Dépendance aux importations. C’est là l’un des principaux problèmes économiques de la Guyane : alors qu’elle dispose de vastes richesses naturelles (mer et forêt) et de voisins puissants, à commencer par le Brésil, elle n’a pas développé d’économie endogène. "Nous vivons de l’importation à 80%, nous sommes dépendants de la métropole. Mais nous n’avons pas d’économie de développement, de production qui permette à la Guyane de jouir de ses richesses", regrette Valérie Vanoukia.
Les promesses de Hollande… "Relancer la production, l’emploi et la croissance dans les outre-mer", c’était pourtant la promesse de François Hollande quand il a été élu président de la République en 2012. Les Guyanais avaient plébiscité le candidat socialiste, avec 42% des voix au premier tour et 62% au second, séduits par sa volonté de lutter contre la vie chère dans les Drom. Cinq ans plus tard, force est de constater que la situation ne s’est pas vraiment améliorée à Cayenne.
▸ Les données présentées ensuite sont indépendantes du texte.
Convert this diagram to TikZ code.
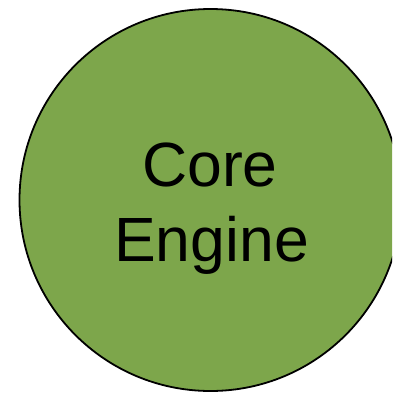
\documentclass[tikz,border=0pt]{standalone}
\usepackage{fontspec}
\setmainfont{Liberation Sans}
\definecolor{enginegreen}{HTML}{7DA64B}
\begin{document}
\begin{tikzpicture}[x=1pt,y=-1pt,
  bubble/.style={circle,draw=black,fill=enginegreen,line width=1.8pt,minimum size=382pt,inner sep=0pt},
  caption/.style={anchor=base,inner sep=0pt,font=\fontsize{62.5}{70}\selectfont}]
\useasboundingbox (0,0) rectangle (392,394);
\clip (0,0) rectangle (392,394);
\node[bubble] (engine) at (210.5,200) {};
\node[caption] (core) at (210,186.7) {Core};
\node[caption] (eng) at (211.5,261.7) {Engine};
\end{tikzpicture}
\end{document}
La loi pour l’égalité réelle des outre-mer, promulguée seulement le 28 février dernier, arrive trop tard pour les Guyanais. Idem, la 4G n’est déployée là-bas que depuis décembre 2016.
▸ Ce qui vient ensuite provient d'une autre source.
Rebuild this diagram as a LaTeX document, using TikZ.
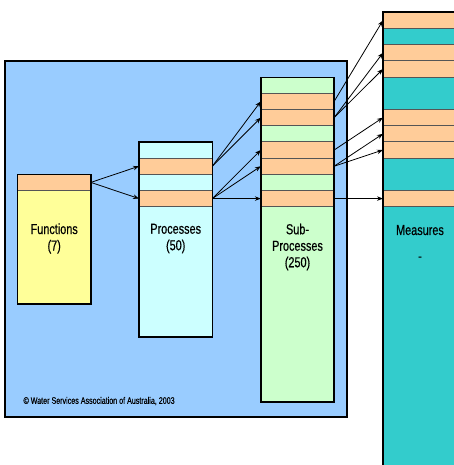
\documentclass[tikz,border=0pt]{standalone}
\usepackage{fontspec}
\newfontfamily\labelfont[FakeStretch=0.75,FakeBold=0.4]{Liberation Sans}
\usetikzlibrary{positioning,arrows.meta}
\definecolor{panelblue}{HTML}{99CCFF}
\definecolor{funcyellow}{HTML}{FFFF99}
\definecolor{proccyan}{HTML}{CCFFFF}
\definecolor{subgreen}{HTML}{CCFFCC}
\definecolor{meastea}{HTML}{33CCCC}
\definecolor{bandorange}{HTML}{FFCC99}
\definecolor{bandline}{HTML}{555555}
\tikzset{
  column/.style={inner sep=0pt,outer sep=0pt,anchor=north,minimum width=73.3pt},
  colborder/.style={draw=black,line width=1.6pt},
  band/.style={draw=bandline,line width=0.8pt,inner sep=0pt,outer sep=0pt,
    minimum width=73.3pt,minimum height=16.2pt,fill=bandorange},
  link/.style={line width=0.8pt,draw=black,-{Stealth[length=6pt,width=4.5pt]}},
  caption/.style={font=\labelfont\fontsize{14.5}{16.5}\selectfont,align=center},
  credit/.style={font=\labelfont\fontsize{9.5}{11}\selectfont,anchor=west}
}
\begin{document}
\begin{tikzpicture}[x=1pt,y=-1pt]
  \useasboundingbox (0,0) rectangle (453,465);
  % panel
  \draw[fill=panelblue,line width=2pt] (5,61) rectangle (346.5,416.7);
  % columns
  \node[column,fill=funcyellow,minimum height=129.7pt] (func) at (54.2,174.3) {};
  \node[column,fill=proccyan,minimum height=194.4pt] (proc) at (175.7,142.3) {};
  \node[column,fill=subgreen,minimum height=324pt] (sub) at (297.5,77.7) {};
  \node[column,fill=meastea,minimum width=100pt,minimum height=470pt] (meas) at (433,12.3) {};
  % bands
  \node[band] (f10) at (54.2,182.4) {};
  \foreach \r in {9,11}
    \node[band] (p\r) at (175.7,{20.4+16.2*\r}) {};
  \foreach \r in {5,6,8,9,11}
    \node[band] (s\r) at (297.5,{20.4+16.2*\r}) {};
  \foreach \r in {0,2,3,6,7,8,11}
    \node[band,minimum width=100pt] (m\r) at (433,{20.4+16.2*\r}) {};
  \foreach \c in {func,proc,sub,meas}
    \draw[colborder] (\c.north west) rectangle (\c.south east);
  % labels
  \node[caption] (funcname) at (54.2,238.5) {Functions\\(7)};
  \node[caption] (procname) at (175.7,238.5) {Processes\\(50)};
  \node[caption] (subname) at (297.5,247) {Sub-\\Processes\\(250)};
  \node[caption] (measname) at (420,243) {Measures\\[9.5pt]-};
  \node[credit] (wsaa) at (20,401) {\textcopyright{} Water Services Association of Australia, 2003};
  % links
  \draw[link] (f10.east) -- (p9.west);
  \draw[link] (f10.east) -- (p11.west);
  \draw[link] (p9.east) -- (s5.west);
  \draw[link] (p9.east) -- (s6.west);
  \draw[link] (p11.east) -- (s8.west);
  \draw[link] (p11.east) -- (s9.west);
  \draw[link] (p11.east) -- (s11.west);
  \draw[link] (s5.east) -- (m0.west);
  \draw[link] (s6.east) -- (m2.west);
  \draw[link] (s6.east) -- (m3.west);
  \draw[link] (s8.east) -- (m6.west);
  \draw[link] (s9.east) -- (m7.west);
  \draw[link] (s9.east) -- (m8.west);
  \draw[link] (s11.east) -- (m11.west);
\end{tikzpicture}
\end{document}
… pas toutes tenues. Le Pacte d’avenir de la Guyane aurait dû être l’outil idéal pour faire décoller la Guyane. Ce texte promis par le Premier ministre Manuel Valls en 2013, contient de nombreux engagements pour le territoire guyanais : production solaire, compensation de la non-fiscalisation de l’activité spatiale, soutien à l’agriculture, désenclavement des sites miniers, 200.000 hectare de terrain cédés à la communauté territoriale, 600 millions d’investissement dans le logement sur 20 ans, infrastructures de transport… Après de longues tractations, Rodolphe Alexandre, président de l’Assemblée de Guyane, a donné son accord au texte proposé par le gouvernement le 16 mars dernier. Le Premier ministre Bernard Cazeneuve espère désormais une signature dans "les meilleurs délais".